Date of Award

Fall 1-9-2015

Degree Type

Thesis

Degree Name

Master of Public Health (MPH)

Department

Public Health

First Advisor

Dora Il'yasova, PhD

Second Advisor

Ruiyan Luo, PhD

Abstract

Background: Hypertension is a pathological increase in blood pressure that affects nearly 30% of the U.S. population and is a primary modifiable risk factor for cardiovascular disease. Despite advancements in prevention and treatment, hypertension is still one of the most common conditions around the world, and for a majority of cases the causal mechanisms remain to be fully elucidated. A growing body of literature suggests that oxidative stress status may play an etiological role in many chronic conditions, including hypertension. Specifically, a systemic overabundance of reactive oxygen species may give rise to endothelial dysfunction, increased sodium and H2O retention, and alterations in sympathetic outflow, leading to an increase in blood pressure.

Purpose: The main objective of this study is to investigate the prospective association between F2-isoprostanes, a validated biomarker of oxidative status, and development of hypertension in a large, multi-centered, multi-ethnic cohort of adults aged 40-69 at baseline.

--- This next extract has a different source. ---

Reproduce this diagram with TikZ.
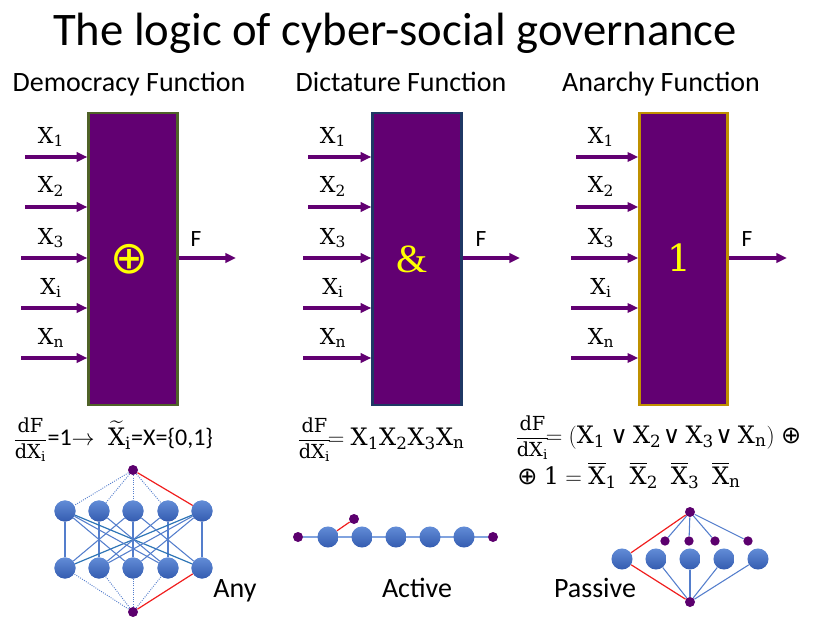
\documentclass[tikz,border=0pt]{standalone}
\usepackage{amsmath}
\usepackage[no-math]{fontspec}
\setmainfont{Carlito}
\newfontfamily\serifsym{Liberation Serif}
\newfontfamily\cmb{DejaVu Serif}
\newfontfamily\dvs{DejaVu Sans}
\usetikzlibrary{arrows.meta,calc}
\definecolor{fpurple}{RGB}{98,0,114}
\definecolor{dpurple}{RGB}{92,0,110}
\definecolor{bgreen}{RGB}{79,98,40}
\definecolor{bnavy}{RGB}{31,56,100}
\definecolor{bgold}{RGB}{191,144,0}
\definecolor{nbluel}{RGB}{98,140,215}
\definecolor{nblued}{RGB}{52,92,176}
\definecolor{eblue}{RGB}{84,126,204}
\definecolor{eteal}{RGB}{46,117,182}
\definecolor{ered}{RGB}{240,30,30}
\definecolor{fyellow}{RGB}{255,255,0}
\newcommand{\sv}[1]{\text{\cmb #1}}
\newcommand{\vX}[1]{\sv{X}_{\sv{#1}}}
\newcommand{\bX}[1]{\overline{\sv{X}}_{\sv{#1}}}
\newcommand{\myor}{\mathbin{\text{\dvs ∨}}}
\newcommand{\myxor}{\mathbin{\text{\dvs ⊕}}}
\newcommand{\dfx}{{\fontsize{14.5}{14.5}\selectfont$\dfrac{\sv{dF}}{\sv{dX}_{\sv{i}}}$}}
\tikzset{
  fbox/.style={draw, line width=2pt, fill=fpurple, minimum width=66.5pt, minimum height=219pt, inner sep=0pt},
  inarr/.style={draw=fpurple, line width=2.3pt, -{Triangle[length=8pt,width=7pt]}},
  xlab/.style={anchor=base, font=\fontsize{16.5}{20}\selectfont, inner sep=0pt},
  flab/.style={anchor=base, font=\fontsize{17.5}{20}\selectfont, inner sep=0pt},
  head/.style={anchor=base, font=\fontsize{21}{24}\selectfont, inner sep=0pt},
  gsym/.style={text=fyellow, inner sep=0pt},
  bnode/.style={circle, minimum size=15.8pt, inner sep=0pt, top color=nbluel, bottom color=nblued},
  pdot/.style={circle, minimum size=7.5pt, inner sep=0pt, fill=dpurple},
  pdots/.style={circle, minimum size=7pt, inner sep=0pt, fill=dpurple},
  eb/.style={draw=eblue, line width=0.8pt},
  et/.style={draw=eteal, line width=0.9pt},
  ed/.style={draw=eblue, line width=0.7pt, densely dotted},
  er/.style={draw=ered, line width=0.9pt},
  form/.style={anchor=base west, font=\fontsize{18}{22}\selectfont, inner sep=0pt},
  glab/.style={anchor=base, font=\fontsize{21}{24}\selectfont, inner sep=0pt}
}
\begin{document}
\begin{tikzpicture}[x=0.75pt,y=-0.75pt]
\useasboundingbox (0,0) rectangle (815,617);
% title and headings
\node[anchor=base, font=\fontsize{35}{40}\selectfont, inner sep=0pt] (title) at (395,46) {The logic of cyber-social governance};
\node[head] (h1) at (129,92) {Democracy Function};
\node[head] (h2) at (401,92) {Dictature Function};
\node[head] (h3) at (661,92) {Anarchy Function};
% boxes
\node[fbox, draw=bgreen] (b1) at (133,259) {};
\node[fbox, draw=bnavy] (b2) at (417,259) {};
\node[fbox, draw=bgold, minimum width=66pt] (b3) at (683.5,259) {};
\node[gsym, font=\fontsize{34}{34}\selectfont\dvs] (s1) at (129,259) {⊕};
\node[gsym, font=\fontsize{30}{30}\selectfont\serifsym] (s2) at (412,259) {\&};
\node[gsym, font=\fontsize{28}{28}\selectfont\cmb] (s3) at (679,258) {1};
% inputs
\foreach \p/\xa/\xb/\xl in {1/25/21/51, 2/308/303/333, 3/576/571/601}{
  \coordinate (i\p a) at (\xa,157);
  \coordinate (i\p b) at (\xa,207);
  \coordinate (i\p c) at (\xb,258);
  \coordinate (i\p d) at (\xb,308);
  \coordinate (i\p e) at (\xb,358);
  \foreach \r in {a,b,c,d,e}{
    \draw[inarr] (i\p\r) -- (i\p\r -| b\p.west);
  }
  \node[xlab] (x\p a) at (\xl,143) {$\vX{1}$};
  \node[xlab] (x\p b) at (\xl,193) {$\vX{2}$};
  \node[xlab] (x\p c) at (\xl,244) {$\vX{3}$};
  \node[xlab] (x\p d) at (\xl,294) {$\vX{i}$};
  \node[xlab] (x\p e) at (\xl,344) {$\vX{n}$};
}
% outputs
\coordinate (o1) at (236,258);
\coordinate (o2) at (520,258);
\coordinate (o3) at (787,258);
\draw[inarr] (b1.east |- o1) -- (o1);
\draw[inarr] (b2.east |- o2) -- (o2);
\draw[inarr] (b3.east |- o3) -- (o3);
\node[flab] (f1) at (196,247) {F};
\node[flab] (f2) at (481,247) {F};
\node[flab] (f3) at (747,247) {F};
% formulas
\node[form] (fm1) at (13,445) {\dfx=1$\rightarrow$\;\;$\widetilde{\sv{X}}_{\sv{i}}$=X=\{0,1\}};
\node[form] (fm2) at (297,445) {\dfx$\!= \vX{1}\vX{2}\vX{3}\vX{n}$};
\node[form] (fm3) at (515,443) {\dfx$\!= (\vX{1} \myor \vX{2}\!\myor \vX{3}\!\myor \vX{n})\;\myxor$};
\node[form] (fm4) at (517,484) {$\myxor\; \sv{1} = \bX{1}\;\;\bX{2}\;\;\bX{3}\;\;\bX{n}$};
% graph 1 (Any)
\node[pdot] (g1t) at (133,470) {};
\node[pdot] (g1b) at (133,612) {};
\foreach \i/\x in {1/65,2/99,3/133,4/168,5/202}{
  \node[bnode] (u\i) at (\x,511) {};
  \node[bnode] (l\i) at (\x,568) {};
}
\foreach \i in {1,2,3,4}{
  \draw[ed] (g1t) -- (u\i);
  \draw[ed] (g1b) -- (l\i);
}
\draw[er] (g1t) -- (u5);
\draw[er] (g1b) -- (l5);
\foreach \i in {1,...,5}{ \draw[eb] (u\i) -- (l\i); }
\draw[et] (u1) -- (l5);
\draw[et] (u5) -- (l1);
\foreach \a/\b in {1/3,1/4,2/4,3/1,3/5,4/2,5/2,5/3}{ \draw[eb] (u\a) -- (l\b); }
\foreach \i/\x in {1/65,2/99,3/133,4/168,5/202}{
  \node[bnode] at (\x,511) {};
  \node[bnode] at (\x,568) {};
}
\node[glab] (any) at (235,597) {Any};
% graph 2 (Active)
\node[pdot] (g2l) at (298,537) {};
\node[pdot] (g2r) at (493,537) {};
\node[pdot] (g2s) at (354,519) {};
\draw[draw=nbluel!80, line width=1pt] (g2l) -- (g2r);
\foreach \i/\x in {1/328,2/362,3/396,4/430,5/464}{
  \node[bnode] (m\i) at (\x,537) {};
}
\draw[er] (m1) -- (g2s);
\node[glab] (act) at (417,597) {Active};
% graph 3 (Passive)
\node[pdot] (g3t) at (690,512) {};
\node[pdot] (g3b) at (690,602) {};
\foreach \i/\x in {1/665,2/689,3/715,4/748}{
  \node[pdots] (q\i) at (\x,541) {};
  \draw[eb] (g3t) -- (q\i);
}
\foreach \i/\x in {1/622,2/656,3/690,4/724,5/758}{
  \node[bnode] (c\i) at (\x,559) {};
}
\draw[er] (g3t) -- (c1);
\draw[er] (g3b) -- (c1);
\foreach \i in {2,3,4,5}{ \draw[eb] (g3b) -- (c\i); }
\node[glab] (pas) at (595,597) {Passive};
\end{tikzpicture}
\end{document}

Methods: This is a secondary data analysis that utilized previously collected data from the Insulin Resistance Atherosclerosis Study. 844 participants were included in the analysis. Briefly, four urinary F2-isoprostane isomers (F2-IsoP1, F2-IsoP2, F2-IsoP3, and F2-IsoP4) were quantified using liquid chromatography/ tandem mass spectrometry and adjusted for urinary creatinine levels. Hypertension was assessed at baseline and follow-up visits and defined as systolic blood pressure > 140 mm Hg and/or diastolic blood pressure > 90 mm Hg and/or currently taking antihypertensive medications.

Crude associations between study population characteristics and hypertensive status were analyzed with the chi-square and Wilcoxon-rank sum tests. Crude associations between study population characteristics and F2-isoprostane levels were analyzed with Wilcoxon-rank sum, Kruskal-Wallis, and Spearman’s rank correlation measures. Finally, the adjusted prospective associations between hypertensive status and F2-isoprostane concentrations were modeled using logistic regression.

Results: Of the 844 participants who were included in the study, 258 (31%) were classified as hypertensive at baseline. Among the 586 participants who were normotensive at baseline, 123 (21%) developed hypertension over the five-year study period. Importantly, none of four F2-isoprostane isomers predicted a significant increase in the odds of developing hypertension, as indicated by their odds ratio 95% confidence intervals; F2-IsoP1: (0.85, 1.31), F2-IsoP2: (0.62, 1.13), F2-IsoP3: (0.80, 1.27), and F2-IsoP4: (0.84, 1.29).

Conclusion: Previous studies have investigated the association between oxidative status and hypertension prevalence, however the cross sectional nature of the study designs have made it difficult to establish temporality between exposure and outcome. To our knowledge, this is the first study to model the odds of developing hypertension as a function of F2-isoprostane levels. The results of this study suggest that oxidative status is not involved in the development of hypertension.